TA: Yunqi Li, Hanxiong Chen
Email: yunqi.li@rutgers.edu, hc691@scarletmail.rutgers.edu
Office: CoRE 329
TA Office Hours: Tuesday 2:00-3:00pm or by appointment

Textbook: (LRU) Mining Massive Data Sets by J. Leskovec, A. Rajaraman, J. D. Ullman



Announcements

  • 2/15: Homework 1 released on Sakai, due date Saturday 3/2 11:59PM, one late day allowed
  • 1/25: Homework 0 released on Sakai, this is a practice homework and does not require submission
  • 1/10: The first class is on Friday, Jan 25.


  • Course Descriptions

    This class introduce computing infrastructurs, algorithms, thories, and practice of massive data analytics and machine learning, as well as their application in frequently used scenarios, including recommender systems, web search engine, social networks, computational advertising, e-commerce, etc. Students will learn algorithms to store, process, mine, analyze, and synthesize streaming data, or data at rest that does not fit in random access memory.
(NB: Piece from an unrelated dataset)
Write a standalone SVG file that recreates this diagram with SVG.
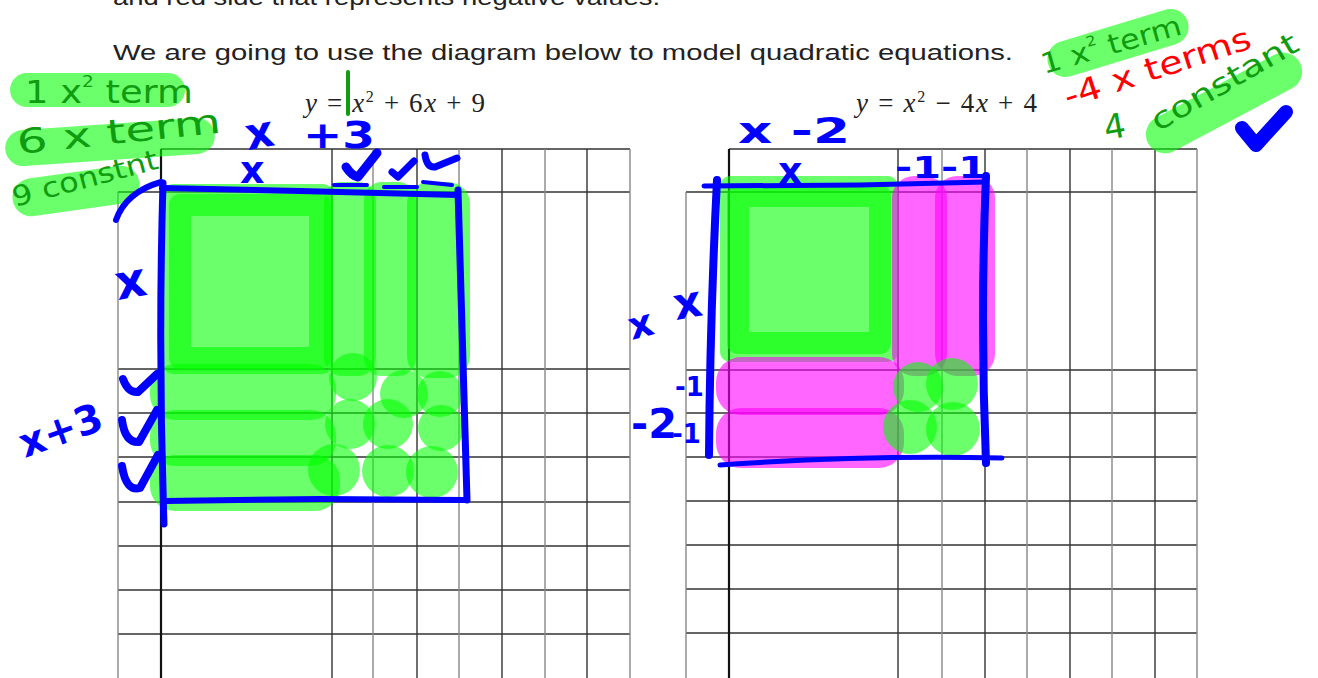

The material covered here equips students with the main backend algorithms and infrastructure for the Capstone Project and research tasks closely related with data science and analytics.



    Prerequisites

  • CS 512 or CS 513 (Fundamental Algorithms)
  • Linear Algebra, Basic Probability (Moments, Typical Distributions, MLE)
  • Programming Languages: C++/Java
  • Infrastructure: Hadoop Cluster


  • Expected Work

  • Homework: 4 homework assignments (10% each, 40% total)
  • Midterm: Friday, Mar 15, 4:45pm - 6:15pm (25%)
  • Final Project: Complete as a team of at most 4 students, choose one topic from a list of provided project tasks, provide a 10 min presentation, and submit the code, data, and a report (35%)
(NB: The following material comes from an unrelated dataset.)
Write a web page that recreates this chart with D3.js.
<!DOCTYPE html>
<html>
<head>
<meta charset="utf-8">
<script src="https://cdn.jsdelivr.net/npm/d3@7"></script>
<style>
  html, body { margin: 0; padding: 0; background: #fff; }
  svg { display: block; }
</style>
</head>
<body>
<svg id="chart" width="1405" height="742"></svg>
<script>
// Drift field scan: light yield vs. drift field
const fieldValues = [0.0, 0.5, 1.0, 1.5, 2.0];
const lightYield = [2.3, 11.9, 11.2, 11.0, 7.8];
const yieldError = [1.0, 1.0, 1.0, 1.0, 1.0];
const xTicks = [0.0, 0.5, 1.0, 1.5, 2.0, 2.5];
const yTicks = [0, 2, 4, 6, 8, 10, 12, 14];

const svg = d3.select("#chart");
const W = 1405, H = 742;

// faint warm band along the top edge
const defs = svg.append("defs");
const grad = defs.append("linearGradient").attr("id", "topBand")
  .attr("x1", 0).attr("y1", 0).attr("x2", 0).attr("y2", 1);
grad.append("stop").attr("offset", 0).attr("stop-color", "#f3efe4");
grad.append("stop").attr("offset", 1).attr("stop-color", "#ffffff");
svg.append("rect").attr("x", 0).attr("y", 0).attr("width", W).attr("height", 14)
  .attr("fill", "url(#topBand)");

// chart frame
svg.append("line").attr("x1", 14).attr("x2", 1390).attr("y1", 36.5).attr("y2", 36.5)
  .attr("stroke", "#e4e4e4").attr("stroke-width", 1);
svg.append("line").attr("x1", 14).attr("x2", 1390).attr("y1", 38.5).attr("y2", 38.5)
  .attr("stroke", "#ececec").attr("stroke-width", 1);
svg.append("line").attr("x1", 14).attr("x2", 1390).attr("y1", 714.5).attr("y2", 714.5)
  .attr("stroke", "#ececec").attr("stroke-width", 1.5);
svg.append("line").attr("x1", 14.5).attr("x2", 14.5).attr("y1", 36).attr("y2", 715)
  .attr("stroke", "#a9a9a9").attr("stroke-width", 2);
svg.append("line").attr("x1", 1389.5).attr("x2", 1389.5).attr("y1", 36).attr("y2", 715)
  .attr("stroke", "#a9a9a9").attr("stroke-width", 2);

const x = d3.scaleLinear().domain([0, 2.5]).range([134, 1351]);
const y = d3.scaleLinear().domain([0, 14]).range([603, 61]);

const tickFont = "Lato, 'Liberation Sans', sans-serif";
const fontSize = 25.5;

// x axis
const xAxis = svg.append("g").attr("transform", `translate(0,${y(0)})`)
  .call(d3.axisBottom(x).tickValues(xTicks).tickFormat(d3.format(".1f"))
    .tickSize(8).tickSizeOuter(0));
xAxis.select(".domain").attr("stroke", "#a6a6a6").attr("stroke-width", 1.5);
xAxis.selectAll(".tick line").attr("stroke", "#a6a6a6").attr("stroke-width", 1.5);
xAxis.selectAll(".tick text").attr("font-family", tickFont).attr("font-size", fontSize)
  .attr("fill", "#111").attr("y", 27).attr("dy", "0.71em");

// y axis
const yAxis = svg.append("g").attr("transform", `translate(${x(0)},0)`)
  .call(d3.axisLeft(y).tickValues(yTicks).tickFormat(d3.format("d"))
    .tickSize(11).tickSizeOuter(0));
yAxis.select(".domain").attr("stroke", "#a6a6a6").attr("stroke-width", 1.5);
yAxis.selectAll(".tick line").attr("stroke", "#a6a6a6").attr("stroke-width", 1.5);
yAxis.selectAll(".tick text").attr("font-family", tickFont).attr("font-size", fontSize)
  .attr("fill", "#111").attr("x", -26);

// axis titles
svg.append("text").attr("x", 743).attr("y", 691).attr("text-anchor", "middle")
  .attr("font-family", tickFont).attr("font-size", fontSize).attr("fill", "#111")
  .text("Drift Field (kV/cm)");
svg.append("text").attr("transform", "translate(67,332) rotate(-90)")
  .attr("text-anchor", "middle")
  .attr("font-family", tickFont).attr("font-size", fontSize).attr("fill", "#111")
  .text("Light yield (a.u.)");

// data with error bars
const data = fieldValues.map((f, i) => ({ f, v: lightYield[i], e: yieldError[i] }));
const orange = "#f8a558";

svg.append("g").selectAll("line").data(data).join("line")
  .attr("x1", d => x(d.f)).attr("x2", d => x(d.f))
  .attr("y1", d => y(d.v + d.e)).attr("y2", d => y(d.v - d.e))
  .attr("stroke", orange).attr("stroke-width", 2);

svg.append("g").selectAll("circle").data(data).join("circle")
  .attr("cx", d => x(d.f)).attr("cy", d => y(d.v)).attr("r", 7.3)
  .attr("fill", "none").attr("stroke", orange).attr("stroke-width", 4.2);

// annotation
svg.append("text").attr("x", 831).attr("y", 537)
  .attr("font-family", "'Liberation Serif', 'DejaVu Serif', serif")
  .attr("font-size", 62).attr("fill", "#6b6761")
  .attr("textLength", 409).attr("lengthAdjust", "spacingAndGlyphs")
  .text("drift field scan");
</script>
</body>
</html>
  • The midterm is closed-book, but you are allowed to bring 1 letter-sized page of note that you prepared by yourself.



    Tentative Schedule

    Note that the schedule may be subject to change (e.g., due to snow or campus close). Please check the course website frequently for the latest schedule.

    Week
    Date
    Topics and Assignments
    1

    1/25

      Introduction (Reading: Ch 1, Ch 2.1-2.4)
    2

    2/1

      Frequent Item Sets Mining (Reading: Ch 6)
      Association Rule Mining (Reading: Ch 6)
    3

    2/8

      Locally Sensitive Hashing (Reading: Ch 3)
    4

    2/15

      Clustering, similarity, k-means, BFR (Reading: Ch 7.1-7.4)
    5

    2/22

      Dimensionality Reduction, SVD, CUR (Reading: Ch 11)
    6

    3/1

      Content-based Recommendation (Reading: Ch 9.1-9.2)
      Collaborative Filtering, Latent Factor Models (Reading: Ch 9.3-9.4)
    7

    3/8

      Learning to Rank and Deep Learning for RS, Project Description
      Link Analysis, Page Rank (Reading: Ch 5.1-5.3, 5.5)
    8

    3/15

      Web Spam, Trust Rank (Reading: Ch 5.4)
      Mid-term exam (4:45pm - 6:15pm)
    9

    3/22

      No class, Spring recess
    10

    3/29

      Social Networks, Community Detection (Reading: Ch 10.1-10.2, 10.6)
      Spectral Clustering, Trawling (Reading: Ch 10.1-10.2, 10.6)
    11

    4/5

      Overlapping Communities (Reading: Ch 10.3-10.5, 10.7-10.8)
      Large-scale Machine Learning (Reading: Ch 12)
    12

    4/12

      Mining Data Streams (Reading: Ch 4)
    13

    4/19

      Computational Advertising (Reading: Ch 8)
      Learning through Experimentations with Bandit-based Learning
    14

    4/26

      Neural Networks and Graph Neural Networks
    15

    5/3

      Project Presentations and Summary of the Class